As set forth above, "[i]n order to demonstrate diligence, [a party] must show whether he collaborated with the court in setting a schedule; whether matters that were not, and could not have been, foreseeable at the time of the scheduling conference caused the need for amendment; and whether the movant was diligent in seeking amendment once the need to amend became apparent." Fernandez v. California Dep't of Corr. & Rehab., 2014 WL 1389759, *3 (E.D. Cal. Apr. 9, 2014) (citing Johnson , 975 F.2d at 608). The FAC in this action was filed on September 4, 2013, and Defendants filed an answer on September 24, 2013. See ECF Nos. 29-30. Therefore, as Plaintiffs point out, given that the Missouri case was transferred in to this District on August 14, 2013, Defendants had the opportunity to file their counterclaim with their answer to the FAC. In addition, several months earlier, at the time of the parties' Joint Status Report on July 17, 2013, Defendants knew that "there [was] a case currently pending in the District Court for the Western District of Missouri" that "involve[d] similar claims and issues as the case at hand, and it include[d] three of the same parties and no third party participants." ECF No. 27 at 5. Thus, not only were Defendants aware of the Missouri case at the time they answered the operative FAC on September 23, 2013, several months earlier in July 2013, Defendants and their California counsel were aware of the Motion to Dismiss for Improper Venue or, in the Alternative, Transfer Venue to the Eastern District of California the case then pending before the Missouri court. Id . As set forth in Defendants' briefing, their local counsel did not realize that the case had been transferred in, and then dismissed, for almost a year.[5] Thus, but for their neglect, Defendants had the opportunity and information necessary to include their counterclaims in their operative Answer in a timely manner and prior to the issuance of the PTSO in January 2014.

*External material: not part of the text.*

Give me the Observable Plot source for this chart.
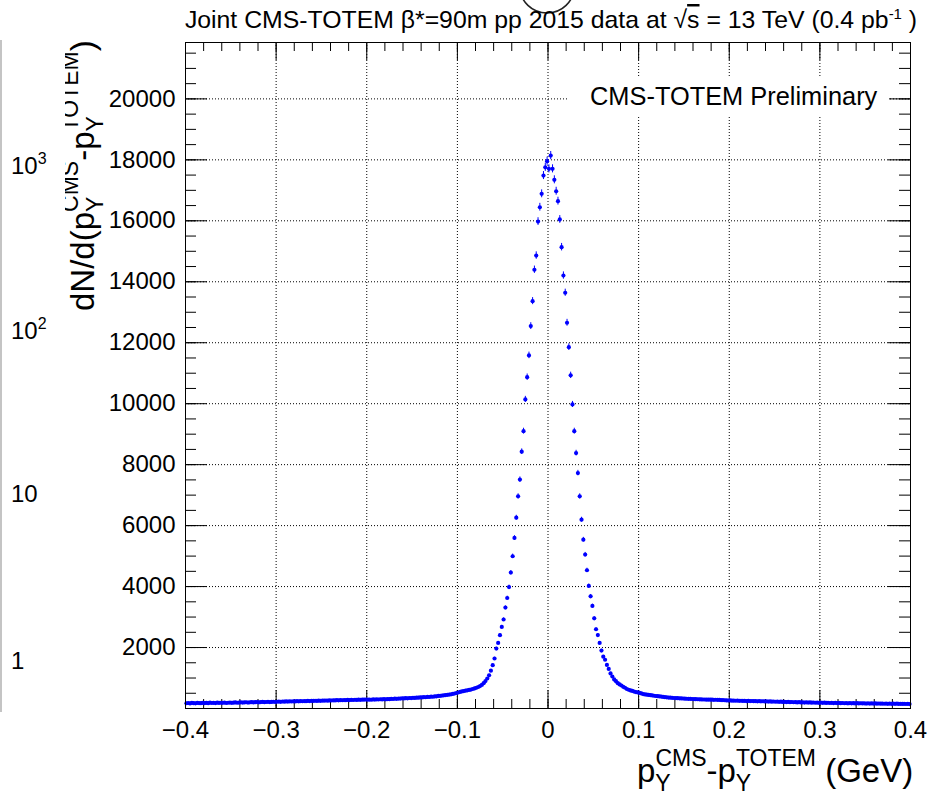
<!DOCTYPE html>
<html><head><meta charset="utf-8">
<script src="https://cdn.jsdelivr.net/npm/d3@7"></script>
<script src="https://cdn.jsdelivr.net/npm/@observablehq/plot@0.6"></script>
<style>
html,body{margin:0;padding:0;background:#fff;}
#chart{position:relative;width:932px;height:798px;overflow:hidden;}
svg{font-family:"Liberation Sans",Arial,Helvetica,sans-serif;}
</style></head><body><div id="chart"></div>
<script>
// histogram: 400 bins from -0.4 to 0.4 GeV
const binLow = -0.4;
const binWidth = 0.002;
const counts = [
172,180,168,185,176,170,182,178,174,186,
179,184,175,190,181,186,177,192,183,188,
185,194,180,189,196,186,191,199,188,195,
201,193,198,205,196,203,209,200,206,212,
204,210,215,207,213,219,211,217,222,214,
221,226,218,229,224,231,227,234,229,236,
232,239,235,242,238,245,240,248,244,251,
247,254,250,257,252,260,256,263,258,266,
262,269,264,272,268,275,270,278,274,281,
277,284,279,287,282,290,285,292,288,296,
289,294,287,297,292,300,295,303,298,306,
302,310,307,316,312,321,318,327,324,333,
330,338,335,344,341,350,347,356,354,363,
362,371,369,379,377,388,386,397,401,412,
416,425,431,440,448,456,466,478,492,508,
525,545,560,572,584,597,610,622,640,658,
680,705,735,775,830,900,985,1090,1240,1420,
1640,1965,2150,2405,2675,2920,3310,3625,3985,4460,
4995,5595,6260,6960,7510,8425,9100,10140,10870,11585,
12545,13365,14395,14860,15975,16445,16885,17485,17755,17955,
17705,18140,17705,17345,16970,16645,16045,15135,14205,13640,
12655,11855,10930,9975,9100,8380,7725,6960,6195,5540,
5050,4535,4020,3680,3365,2960,2600,2410,2150,1900,
1700,1600,1430,1300,1150,1050,955,895,830,790,
755,710,680,640,615,592,575,555,540,528,
515,495,472,462,452,444,436,428,418,410,
404,396,390,381,372,365,360,354,350,344,
340,338,333,330,328,323,320,319,316,312,
310,307,304,301,298,295,296,291,293,288,
290,285,287,283,280,276,278,270,266,262,
265,258,261,255,259,251,254,248,252,245,
249,242,246,240,243,237,241,234,238,231,
235,228,232,225,229,222,226,219,223,216,
220,212,217,209,214,205,210,200,207,198,
204,196,201,193,199,191,197,189,195,187,
193,185,191,183,189,181,187,179,185,177,
183,175,181,173,179,171,177,170,176,168,
174,167,172,165,170,163,169,162,167,160,
166,159,164,157,163,156,161,155,160,153,
158,152,157,150,155,149,154,147,152,146
];
const xMajorTicks = [-0.4,-0.3,-0.2,-0.1,0,0.1,0.2,0.3,0.4];
const xMinorTicks = [-0.4,-0.38,-0.36,-0.34,-0.32,-0.3,-0.28,-0.26,-0.24,-0.22,-0.2,-0.18,-0.16,-0.14,-0.12,-0.1,-0.08,-0.06,-0.04,-0.02,0,0.02,0.04,0.06,0.08,0.1,0.12,0.14,0.16,0.18,0.2,0.22,0.24,0.26,0.28,0.3,0.32,0.34,0.36,0.38,0.4];
const xGridTicks = [-0.3,-0.2,-0.1,0,0.1,0.2,0.3];
const yMajorTicks = [2000,4000,6000,8000,10000,12000,14000,16000,18000,20000];
const yMinorTicks = [500,1000,1500,2000,2500,3000,3500,4000,4500,5000,5500,6000,6500,7000,7500,8000,8500,9000,9500,10000,10500,11000,11500,12000,12500,13000,13500,14000,14500,15000,15500,16000,16500,17000,17500,18000,18500,19000,19500,20000,20500,21000,21500];
const yMax = 21850;
const logLabels = [["10","3"],["10","2"],["10",""],["1",""]];

const W = 932, H = 798;
const mT = 42, mB = 90, mL = 185, mR = 22;
const pH = H - mT - mB, pW = W - mL - mR;

const bins = counts.map((c, i) => ({
  x: binLow + binWidth * (i + 0.5),
  x1: binLow + binWidth * i,
  x2: binLow + binWidth * (i + 1),
  y: c,
  lo: c - Math.sqrt(c),
  hi: c + Math.sqrt(c)
}));
const fmt = d => d === 0 ? "0" : (d < 0 ? "\u2212" : "") + Math.abs(d).toFixed(1);
const blue = "#0000ff";
const font = "Liberation Sans, Arial, Helvetica, sans-serif";

const chart = Plot.plot({
  width: W, height: H,
  marginTop: mT, marginBottom: mB, marginLeft: mL, marginRight: mR,
  style: {fontFamily: font, background: "white", overflow: "visible"},
  x: {domain: [-0.4, 0.4]},
  y: {domain: [0, yMax]},
  marks: [
    Plot.ruleX(xGridTicks, {x: d => d, stroke: "black", strokeDasharray: "1,2"}),
    Plot.ruleY(yMajorTicks, {y: d => d, stroke: "black", strokeDasharray: "1,2"}),
    // ticks inside the frame (bottom/top/left/right)
    Plot.tickX(xMinorTicks, {x: d => d, insetTop: pH - 9, stroke: "black"}),
    Plot.tickX(xMajorTicks, {x: d => d, insetTop: pH - 18, stroke: "black"}),
    Plot.tickX(xMinorTicks, {x: d => d, insetBottom: pH - 9, stroke: "black"}),
    Plot.tickX(xMajorTicks, {x: d => d, insetBottom: pH - 18, stroke: "black"}),
    Plot.tickY(yMinorTicks, {y: d => d, insetRight: pW - 11, stroke: "black"}),
    Plot.tickY(yMajorTicks, {y: d => d, insetRight: pW - 22, stroke: "black"}),
    Plot.tickY(yMinorTicks, {y: d => d, insetLeft: pW - 11, stroke: "black"}),
    Plot.tickY(yMajorTicks, {y: d => d, insetLeft: pW - 22, stroke: "black"}),
    // data
    Plot.link(bins, {x1: "x1", x2: "x2", y1: "y", y2: "y", stroke: blue, strokeWidth: 1}),
    Plot.ruleX(bins, {x: "x", y1: "lo", y2: "hi", stroke: blue, strokeWidth: 1}),
    Plot.dot(bins, {x: "x", y: "y", r: 2.1, fill: blue, stroke: "none"}),
    Plot.frame({stroke: "black"}),
    Plot.axisX(xMajorTicks, {tickSize: 0, tickPadding: 12, tickFormat: fmt, fontSize: 24, label: null}),
    Plot.axisY(yMajorTicks, {tickSize: 0, tickPadding: 10, tickFormat: d => String(d), fontSize: 24, label: null})
  ]
});
document.getElementById("chart").appendChild(chart);

const svg = d3.select(chart);
// leftover log axis on the left
svg.append("line").attr("x1", 1).attr("x2", 1).attr("y1", 40).attr("y2", 712)
  .attr("stroke", "#b0b0b0").attr("stroke-width", 1.5);
const logY = [174, 339, 502, 669];
logLabels.forEach((l, i) => {
  const t = svg.append("text").attr("x", 11).attr("y", logY[i]).attr("text-anchor", "start")
    .attr("font-family", font).attr("font-size", 24).attr("fill", "black");
  t.append("tspan").text(l[0]);
  if (l[1]) t.append("tspan").attr("dy", -10).attr("font-size", 16).text(l[1]);
});
// circle at the top
svg.append("ellipse").attr("cx", 547).attr("cy", -13).attr("rx", 27).attr("ry", 26)
  .attr("fill", "none").attr("stroke", "#222").attr("stroke-width", 1.6);

// title
const title = svg.append("text").attr("x", 551).attr("y", 28).attr("text-anchor", "middle")
  .attr("font-family", font).attr("font-size", 24.8).attr("fill", "black");
title.append("tspan").text("Joint CMS-TOTEM \u03B2*=90m pp 2015 data at \u221A");
title.append("tspan").style("text-decoration", "overline").text("s");
title.append("tspan").text(" = 13 TeV (0.4 pb");
title.append("tspan").attr("dy", -9).attr("font-size", 15).text("-1");
title.append("tspan").attr("dy", 9).text(" )");

// CMS-TOTEM Preliminary label with white box
svg.append("rect").attr("x", 567).attr("y", 76).attr("width", 322).attr("height", 41).attr("fill", "white");
svg.append("text").attr("x", 590).attr("y", 105).attr("text-anchor", "start").attr("font-family", font).attr("font-size", 25.4)
  .attr("fill", "black").text("CMS-TOTEM Preliminary");

// y axis title (clipped on the left)
const defs = svg.append("defs");
defs.append("clipPath").attr("id", "yclip").append("rect")
  .attr("x", 65).attr("y", 0).attr("width", 120).attr("height", 400);
const yg = svg.append("g").attr("clip-path", "url(#yclip)");
const yt = yg.append("text").attr("transform", "translate(94,311) rotate(-90)").attr("text-anchor", "start")
  .attr("font-family", font).attr("font-size", 33).attr("fill", "black");
yt.append("tspan").text("dN/d(p");
yt.append("tspan").attr("dy", 9).attr("font-size", 23).text("Y");
yt.append("tspan").attr("dy", -25).attr("dx", -15.3).attr("font-size", 23).text("CMS");
yt.append("tspan").attr("dy", 16).text("-p");
yt.append("tspan").attr("dy", 9).attr("font-size", 23).text("Y");
yt.append("tspan").attr("dy", -25).attr("dx", -15.3).attr("font-size", 23).text("TOTEM");
yt.append("tspan").attr("dy", 16).text(")");

// x axis title
const xt = svg.append("text").attr("x", 637).attr("y", 782).attr("text-anchor", "start")
  .attr("font-family", font).attr("font-size", 33).attr("fill", "black");
xt.append("tspan").text("p");
xt.append("tspan").attr("dy", 9).attr("font-size", 23).text("Y");
xt.append("tspan").attr("dy", -25).attr("dx", -15.3).attr("font-size", 23).text("CMS");
xt.append("tspan").attr("dy", 16).text("-p");
xt.append("tspan").attr("dy", 9).attr("font-size", 23).text("Y");
xt.append("tspan").attr("dy", -25).attr("dx", -15.3).attr("font-size", 23).text("TOTEM");
xt.append("tspan").attr("dy", 16).text(" (GeV)");
</script>
</body></html>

Although Defendants aver that the dismissal of the Missouri case was the result of a "misunderstanding, " the Court finds that the period between the time that the Missouri case was transferred in on August 14, 2013, to the filing of the initial motion to add a counterclaim on June 23, 2014 (ECF No. 35), precludes a finding of diligence by Defendants. Cf. Provident Energy Assoc. of Mo. v. Bullington , 77 F.App'x, 427, 429 (9th Cir.2003) (explaining that an attorney's misreading of complaint not good cause to justify extension of scheduling order to allow amendment to answer); Parker v. Columbia Pictures Indus. , 204 F.3d, 326, 341 (2d Cir. 2000) (affirming the district court's denial of plaintiff's motion to amend for lack of "good cause" because the plaintiff possessed all the information he needed to support a breach of contract claim before he filed suit, "and nothing he learned in discovery or otherwise altered that fact"). The simple fact is that Defendants filed pleadings and moved forward with this case, but failed to pay attention to their own related action.[6] "That is precisely the kind of case management that Rule 16 is designed to eliminate. It is one of the reasons that the district courts have been forced to assume the burdens of case management themselves." Johnson , 975 F.2d at 610. Thus, because Defendants possessed the relevant knowledge regarding the proposed counterclaims before amended pleadings were due and did not move to file their counterclaim until six months after the issuance of the PTSO and approximately ten months after the Missouri case was transferred in, Defendants have failed to show that they acted with diligence and cannot establish the requisite "good cause" to allow for amendment of their Answer at this stage. Under the circumstances, a misunderstanding between Defendants' Missouri and California counsel is not a sufficient explanation so as to merit amendment. Because the Court finds that Defendants did not act with diligence in amending their Answer for the purposes of Rule 16, the Court need not reach the issue of whether Defendants' counterclaims would be permitted by the more liberal Rule 15 standard.[7]


For the reasons set forth above, Defendants' Motion for Leave to File Counterclaim and to Amend the Pretrial Scheduling Order (ECF No. 52) is DENIED. To the extent permitted by the Federal Rules of Civil Procedure, Defendants may move for reconsideration of the Court's Order dismissing the Missouri case.